After leading for the first 1000 metres, he was overtaken but still finished a very credible fifth.
"That made me stronger as a person and next July I am going for gold," he said.
"I'm determined to win. My style is to throw down the gauntlet to everyone else.
"I would love to bring a medal home to Northern Ireland and to Coleraine," he said.
Irish Olympic boxer Sam Storey said he would "be in Belfast in spirit if not in body" when the Olympic torch is brought to his home city.
"I would have loved to have been in Belfast for the arrival of the torch next year, but unfortunately I can't because of business commitments," he said.
"Even though I'm living and working in Spain, my home will always be in Ireland. Bringing the Olympic torch to Belfast is a superb recognition of everything that is good in sport."

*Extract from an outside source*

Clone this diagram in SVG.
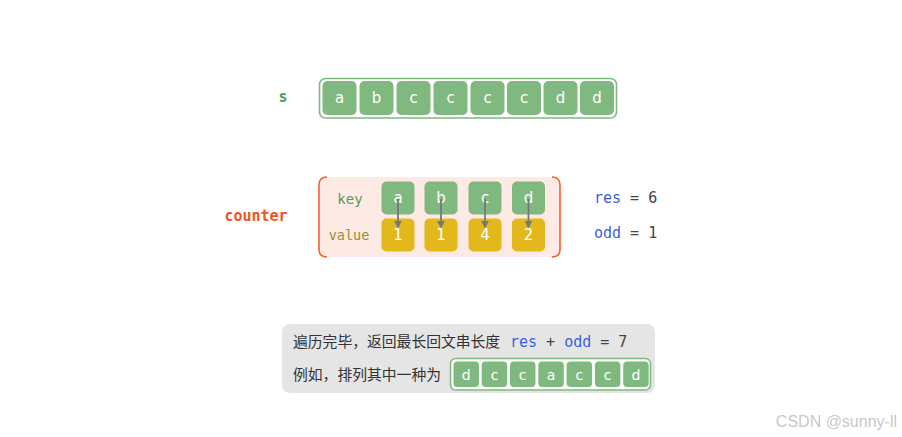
<svg xmlns="http://www.w3.org/2000/svg" width="902" height="437" viewBox="0 0 902 437">
<defs>
<style>
.cell{fill:#80b97f;}
.ycell{fill:#e3b81d;}
.outer{fill:#fff;stroke:#80b97f;stroke-width:1.6;}
.ct{font-family:"DejaVu Sans","Noto Sans",sans-serif;font-size:15px;fill:#fff;text-anchor:middle;}
.cts{font-family:"DejaVu Sans","Noto Sans",sans-serif;font-size:14px;fill:#fff;text-anchor:middle;}
.mono{font-family:"DejaVu Sans Mono","Liberation Mono",monospace;font-size:14px;}
.cn{font-family:"Noto Sans CJK SC","Noto Sans",sans-serif;font-size:14.8px;fill:#333;}
.arr{stroke:#73787f;stroke-width:1.8;fill:none;marker-end:url(#ah);}
</style>
<marker id="ah" viewBox="0 0 10 10" refX="8" refY="5" markerWidth="4.5" markerHeight="4.5" orient="auto"><path d="M0,0 L10,5 L0,10 z" fill="#73787f"/></marker>
</defs>
<rect width="902" height="437" fill="#fff"/>

<g id="s-array">
<text x="283" y="102" class="mono" style="font-weight:bold;fill:#5a9a5a;font-size:15px" text-anchor="middle">s</text>
<rect x="319.5" y="78.5" width="297" height="39.5" rx="6" class="outer"/>
<rect x="322.5" y="81" width="34" height="34" rx="5" class="cell"/><text x="339.5" y="103" class="ct">a</text>
<rect x="359.5" y="81" width="34" height="34" rx="5" class="cell"/><text x="376.5" y="103" class="ct">b</text>
<rect x="396.5" y="81" width="34" height="34" rx="5" class="cell"/><text x="413.5" y="103" class="ct">c</text>
<rect x="433.5" y="81" width="34" height="34" rx="5" class="cell"/><text x="450.5" y="103" class="ct">c</text>
<rect x="470.5" y="81" width="34" height="34" rx="5" class="cell"/><text x="487.5" y="103" class="ct">c</text>
<rect x="507" y="81" width="34" height="34" rx="5" class="cell"/><text x="524" y="103" class="ct">c</text>
<rect x="543.5" y="81" width="34" height="34" rx="5" class="cell"/><text x="560.5" y="103" class="ct">d</text>
<rect x="580" y="81" width="34" height="34" rx="5" class="cell"/><text x="597" y="103" class="ct">d</text>
</g>

<g id="counter">
<text x="256" y="221" class="mono" style="font-weight:bold;fill:#f0541e;font-size:15px" text-anchor="middle">counter</text>
<rect x="319" y="177" width="241" height="80" rx="8" fill="#fdeae4"/>
<path d="M327,177 Q319,177 319,185 L319,249 Q319,257 327,257" fill="none" stroke="#f0622e" stroke-width="1.6"/>
<path d="M552,177 Q560,177 560,185 L560,249 Q560,257 552,257" fill="none" stroke="#f0622e" stroke-width="1.6"/>
<text x="350" y="204" class="mono" style="fill:#5a9a5a;font-size:14px" text-anchor="middle">key</text>
<text x="349" y="240" class="mono" style="fill:#a08a2e;font-size:13.5px" text-anchor="middle">value</text>
</g>

<g id="key-a"><rect x="381.5" y="181.5" width="33" height="33" rx="5" class="cell"/><text x="398" y="203" class="ct">a</text></g>
<g id="key-b"><rect x="424.5" y="181.5" width="33" height="33" rx="5" class="cell"/><text x="441" y="203" class="ct">b</text></g>
<g id="key-c"><rect x="468.5" y="181.5" width="33" height="33" rx="5" class="cell"/><text x="485" y="203" class="ct">c</text></g>
<g id="key-d"><rect x="512" y="181.5" width="33" height="33" rx="5" class="cell"/><text x="528.5" y="203" class="ct">d</text></g>
<g id="val-a"><rect x="381.5" y="218.5" width="33" height="33" rx="5" class="ycell"/><text x="398" y="240" class="ct">1</text></g>
<g id="val-b"><rect x="424.5" y="218.5" width="33" height="33" rx="5" class="ycell"/><text x="441" y="240" class="ct">1</text></g>
<g id="val-c"><rect x="468.5" y="218.5" width="33" height="33" rx="5" class="ycell"/><text x="485" y="240" class="ct">4</text></g>
<g id="val-d"><rect x="512" y="218.5" width="33" height="33" rx="5" class="ycell"/><text x="528.5" y="240" class="ct">2</text></g>

<g id="connectors">
<line x1="398" y1="199" x2="398" y2="227" class="arr"/>
<line x1="441" y1="199" x2="441" y2="227" class="arr"/>
<line x1="485" y1="199" x2="485" y2="227" class="arr"/>
<line x1="528.5" y1="199" x2="528.5" y2="227" class="arr"/>
</g>

<g id="vars">
<text x="594" y="203" class="mono" style="font-size:15px"><tspan fill="#3b5ee0">res</tspan><tspan fill="#444"> = 6</tspan></text>
<text x="594" y="238" class="mono" style="font-size:15px"><tspan fill="#3b5ee0">odd</tspan><tspan fill="#444"> = 1</tspan></text>
</g>

<g id="result">
<rect x="282" y="324" width="373" height="69" rx="8" fill="#e5e5e5"/>
<text x="293" y="347" class="cn">遍历完毕，返回最长回文串长度</text>
<text x="510" y="347" class="mono" style="font-size:15px"><tspan fill="#3b5ee0">res</tspan><tspan fill="#444"> + </tspan><tspan fill="#3b5ee0">odd</tspan><tspan fill="#444"> = 7</tspan></text>
<text x="293" y="380" class="cn">例如，排列其中一种为</text>
<rect x="450.5" y="358.5" width="200" height="31.5" rx="5" class="outer"/>
<rect x="453.5" y="361.5" width="25.5" height="25.5" rx="4" class="cell"/><text x="466.2" y="379.5" class="cts">d</text>
<rect x="481.7" y="361.5" width="25.5" height="25.5" rx="4" class="cell"/><text x="494.5" y="379.5" class="cts">c</text>
<rect x="510" y="361.5" width="25.5" height="25.5" rx="4" class="cell"/><text x="522.7" y="379.5" class="cts">c</text>
<rect x="538.3" y="361.5" width="25.5" height="25.5" rx="4" class="cell"/><text x="551" y="379.5" class="cts">a</text>
<rect x="566.6" y="361.5" width="25.5" height="25.5" rx="4" class="cell"/><text x="579.3" y="379.5" class="cts">c</text>
<rect x="594.9" y="361.5" width="25.5" height="25.5" rx="4" class="cell"/><text x="607.6" y="379.5" class="cts">c</text>
<rect x="623.2" y="361.5" width="25.5" height="25.5" rx="4" class="cell"/><text x="636" y="379.5" class="cts">d</text>
</g>

<text x="897" y="427" font-family="Liberation Sans,Arial,sans-serif" font-size="16" fill="#c8c8c8" text-anchor="end">CSDN @sunny-ll</text>
</svg>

The north Belfast man has won every amateur title in Ireland and represented the country in the European, Commonwealth and Olympic Games.
He lost just two of 22 fights in the green vest at international level.
Sam was confident of taking gold in the 1984 Olympics in Los Angeles but was thwarted when his training was curtailed by a broken thumb three weeks before the games.
After turning professional at the age of 23, he fought for the British, European and World titles and won the Lonsdale belt outright.
He now runs a boxing academy in the Spanish town of Totana in Murcia where combines fitness training with his role as a motivational coach and speaker.
"Rest assured, I will be in Belfast in spirit and watching on television next year and keeping in touch in any way I can," he said.